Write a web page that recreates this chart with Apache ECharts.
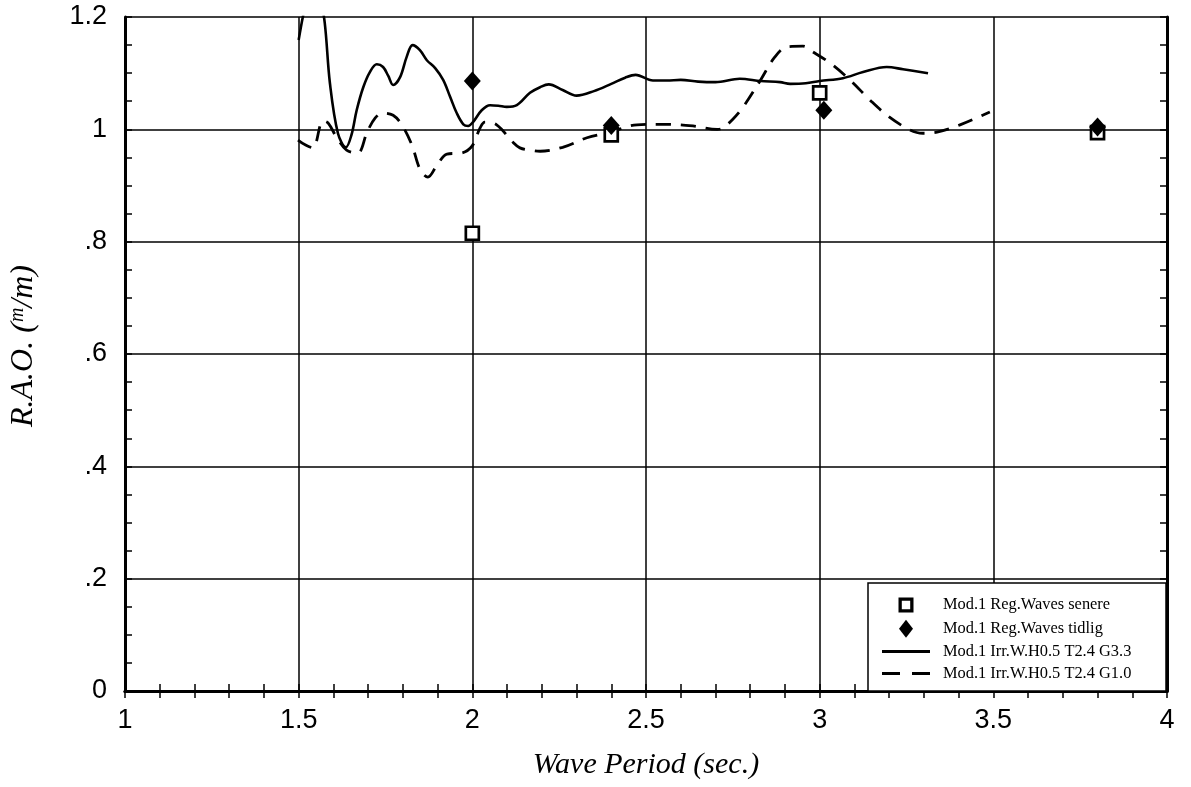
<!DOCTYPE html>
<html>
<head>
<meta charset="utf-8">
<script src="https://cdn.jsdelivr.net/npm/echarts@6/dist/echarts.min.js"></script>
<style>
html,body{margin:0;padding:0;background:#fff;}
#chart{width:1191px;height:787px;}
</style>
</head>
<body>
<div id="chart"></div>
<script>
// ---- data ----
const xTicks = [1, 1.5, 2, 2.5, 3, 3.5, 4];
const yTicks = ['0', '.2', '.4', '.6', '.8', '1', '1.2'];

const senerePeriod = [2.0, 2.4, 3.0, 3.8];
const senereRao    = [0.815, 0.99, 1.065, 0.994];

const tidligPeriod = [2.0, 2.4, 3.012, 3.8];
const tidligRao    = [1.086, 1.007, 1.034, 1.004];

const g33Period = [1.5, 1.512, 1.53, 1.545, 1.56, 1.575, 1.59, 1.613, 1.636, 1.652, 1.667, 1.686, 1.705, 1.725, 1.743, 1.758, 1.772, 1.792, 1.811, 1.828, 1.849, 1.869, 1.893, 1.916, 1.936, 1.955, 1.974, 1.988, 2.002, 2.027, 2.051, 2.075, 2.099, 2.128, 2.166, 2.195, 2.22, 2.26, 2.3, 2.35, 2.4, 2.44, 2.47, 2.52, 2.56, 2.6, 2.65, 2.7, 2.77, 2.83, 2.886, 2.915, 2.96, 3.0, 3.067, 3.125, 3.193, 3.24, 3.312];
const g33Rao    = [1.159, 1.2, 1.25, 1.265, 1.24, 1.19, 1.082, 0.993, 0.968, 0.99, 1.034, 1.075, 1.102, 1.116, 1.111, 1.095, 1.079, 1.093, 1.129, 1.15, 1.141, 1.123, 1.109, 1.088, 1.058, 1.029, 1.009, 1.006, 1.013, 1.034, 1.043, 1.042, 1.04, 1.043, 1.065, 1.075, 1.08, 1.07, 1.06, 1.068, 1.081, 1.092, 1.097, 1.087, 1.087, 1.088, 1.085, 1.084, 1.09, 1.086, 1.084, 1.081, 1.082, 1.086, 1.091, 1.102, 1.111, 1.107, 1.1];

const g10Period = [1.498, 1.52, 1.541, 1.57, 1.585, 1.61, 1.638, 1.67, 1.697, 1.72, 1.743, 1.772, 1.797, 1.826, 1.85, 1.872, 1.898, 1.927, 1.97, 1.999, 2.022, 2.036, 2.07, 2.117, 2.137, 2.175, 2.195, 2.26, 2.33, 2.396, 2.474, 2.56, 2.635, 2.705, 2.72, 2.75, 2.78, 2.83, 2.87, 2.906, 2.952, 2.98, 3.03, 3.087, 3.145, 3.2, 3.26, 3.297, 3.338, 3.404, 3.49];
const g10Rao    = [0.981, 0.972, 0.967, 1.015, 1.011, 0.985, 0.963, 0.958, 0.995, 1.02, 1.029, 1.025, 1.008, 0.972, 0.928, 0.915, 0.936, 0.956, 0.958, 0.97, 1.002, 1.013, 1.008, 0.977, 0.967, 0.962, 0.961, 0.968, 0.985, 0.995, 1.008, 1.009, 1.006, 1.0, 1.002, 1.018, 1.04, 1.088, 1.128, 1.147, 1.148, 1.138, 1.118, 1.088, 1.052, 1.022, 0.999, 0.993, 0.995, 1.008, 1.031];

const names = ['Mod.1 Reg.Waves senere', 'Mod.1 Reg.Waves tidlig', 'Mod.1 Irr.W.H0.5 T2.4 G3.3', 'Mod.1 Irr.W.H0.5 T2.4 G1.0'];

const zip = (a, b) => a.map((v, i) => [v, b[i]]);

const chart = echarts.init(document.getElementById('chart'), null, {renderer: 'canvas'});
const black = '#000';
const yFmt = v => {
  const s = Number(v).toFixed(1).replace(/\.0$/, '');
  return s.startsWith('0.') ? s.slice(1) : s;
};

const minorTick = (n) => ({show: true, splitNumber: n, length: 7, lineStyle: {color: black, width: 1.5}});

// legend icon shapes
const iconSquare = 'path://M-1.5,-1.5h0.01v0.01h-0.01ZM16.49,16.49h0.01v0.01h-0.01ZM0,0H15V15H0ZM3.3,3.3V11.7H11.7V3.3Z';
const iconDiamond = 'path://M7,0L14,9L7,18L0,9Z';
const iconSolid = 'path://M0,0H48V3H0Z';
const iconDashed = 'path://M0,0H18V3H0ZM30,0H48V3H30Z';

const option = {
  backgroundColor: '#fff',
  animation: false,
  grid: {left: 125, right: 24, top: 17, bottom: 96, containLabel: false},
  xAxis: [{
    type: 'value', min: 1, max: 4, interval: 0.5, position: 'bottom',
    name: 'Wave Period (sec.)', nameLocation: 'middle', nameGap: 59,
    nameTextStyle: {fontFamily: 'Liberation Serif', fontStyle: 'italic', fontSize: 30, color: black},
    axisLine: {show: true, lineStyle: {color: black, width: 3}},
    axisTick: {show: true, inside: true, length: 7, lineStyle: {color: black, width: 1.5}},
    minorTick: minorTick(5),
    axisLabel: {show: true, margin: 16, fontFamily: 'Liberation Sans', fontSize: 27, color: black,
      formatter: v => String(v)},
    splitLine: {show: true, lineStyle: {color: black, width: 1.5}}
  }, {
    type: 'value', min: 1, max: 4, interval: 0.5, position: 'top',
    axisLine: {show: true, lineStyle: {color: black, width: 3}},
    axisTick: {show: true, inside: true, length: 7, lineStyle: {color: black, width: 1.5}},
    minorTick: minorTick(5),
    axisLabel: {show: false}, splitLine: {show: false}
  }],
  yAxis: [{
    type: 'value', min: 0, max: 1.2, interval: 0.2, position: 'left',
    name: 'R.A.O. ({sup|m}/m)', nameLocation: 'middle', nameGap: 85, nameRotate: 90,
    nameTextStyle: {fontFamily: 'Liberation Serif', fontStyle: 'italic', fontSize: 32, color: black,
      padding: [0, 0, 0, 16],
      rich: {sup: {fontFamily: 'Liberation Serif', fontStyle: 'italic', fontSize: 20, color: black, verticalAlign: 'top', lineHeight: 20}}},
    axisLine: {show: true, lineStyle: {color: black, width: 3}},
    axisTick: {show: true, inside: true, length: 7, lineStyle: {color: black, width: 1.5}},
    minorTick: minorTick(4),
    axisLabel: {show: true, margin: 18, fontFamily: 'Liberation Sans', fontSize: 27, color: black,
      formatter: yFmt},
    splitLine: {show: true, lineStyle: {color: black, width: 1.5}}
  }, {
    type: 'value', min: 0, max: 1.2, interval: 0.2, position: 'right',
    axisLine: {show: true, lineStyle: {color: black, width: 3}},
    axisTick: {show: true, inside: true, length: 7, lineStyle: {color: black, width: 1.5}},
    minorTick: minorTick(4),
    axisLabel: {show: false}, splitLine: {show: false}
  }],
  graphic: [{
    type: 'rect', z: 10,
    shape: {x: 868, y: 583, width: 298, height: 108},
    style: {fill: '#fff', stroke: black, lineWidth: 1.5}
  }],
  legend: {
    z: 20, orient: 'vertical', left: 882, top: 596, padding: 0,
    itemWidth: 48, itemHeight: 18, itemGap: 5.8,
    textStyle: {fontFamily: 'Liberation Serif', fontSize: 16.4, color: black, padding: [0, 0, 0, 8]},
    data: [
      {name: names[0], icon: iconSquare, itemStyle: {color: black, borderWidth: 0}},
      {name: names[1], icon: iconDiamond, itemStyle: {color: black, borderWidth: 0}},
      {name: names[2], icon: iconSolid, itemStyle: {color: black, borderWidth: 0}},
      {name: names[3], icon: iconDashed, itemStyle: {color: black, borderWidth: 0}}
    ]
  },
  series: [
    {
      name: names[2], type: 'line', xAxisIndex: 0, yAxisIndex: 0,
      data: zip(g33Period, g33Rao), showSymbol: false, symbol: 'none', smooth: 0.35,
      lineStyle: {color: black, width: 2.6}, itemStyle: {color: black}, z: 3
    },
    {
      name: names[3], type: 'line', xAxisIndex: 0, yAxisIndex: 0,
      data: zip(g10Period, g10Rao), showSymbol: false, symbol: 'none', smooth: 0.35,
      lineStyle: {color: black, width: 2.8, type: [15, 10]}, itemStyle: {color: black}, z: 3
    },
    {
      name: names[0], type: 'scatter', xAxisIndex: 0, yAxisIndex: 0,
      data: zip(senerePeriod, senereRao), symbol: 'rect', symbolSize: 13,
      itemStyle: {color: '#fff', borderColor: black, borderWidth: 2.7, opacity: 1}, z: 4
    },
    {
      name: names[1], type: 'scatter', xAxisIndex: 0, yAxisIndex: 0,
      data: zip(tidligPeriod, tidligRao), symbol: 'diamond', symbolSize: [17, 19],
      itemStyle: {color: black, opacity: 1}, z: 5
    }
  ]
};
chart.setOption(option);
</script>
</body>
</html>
---
Omitting all pictures, restate exactly the lines of the material from its start through the line that contains "1.007, 1.034, 1.004];".

Write a web page that recreates this chart with Apache ECharts.
<!DOCTYPE html>
<html>
<head>
<meta charset="utf-8">
<script src="https://cdn.jsdelivr.net/npm/echarts@6/dist/echarts.min.js"></script>
<style>
html,body{margin:0;padding:0;background:#fff;}
#chart{width:1191px;height:787px;}
</style>
</head>
<body>
<div id="chart"></div>
<script>
// ---- data ----
const xTicks = [1, 1.5, 2, 2.5, 3, 3.5, 4];
const yTicks = ['0', '.2', '.4', '.6', '.8', '1', '1.2'];

const senerePeriod = [2.0, 2.4, 3.0, 3.8];
const senereRao    = [0.815, 0.99, 1.065, 0.994];

const tidligPeriod = [2.0, 2.4, 3.012, 3.8];
const tidligRao    = [1.086, 1.007, 1.034, 1.004];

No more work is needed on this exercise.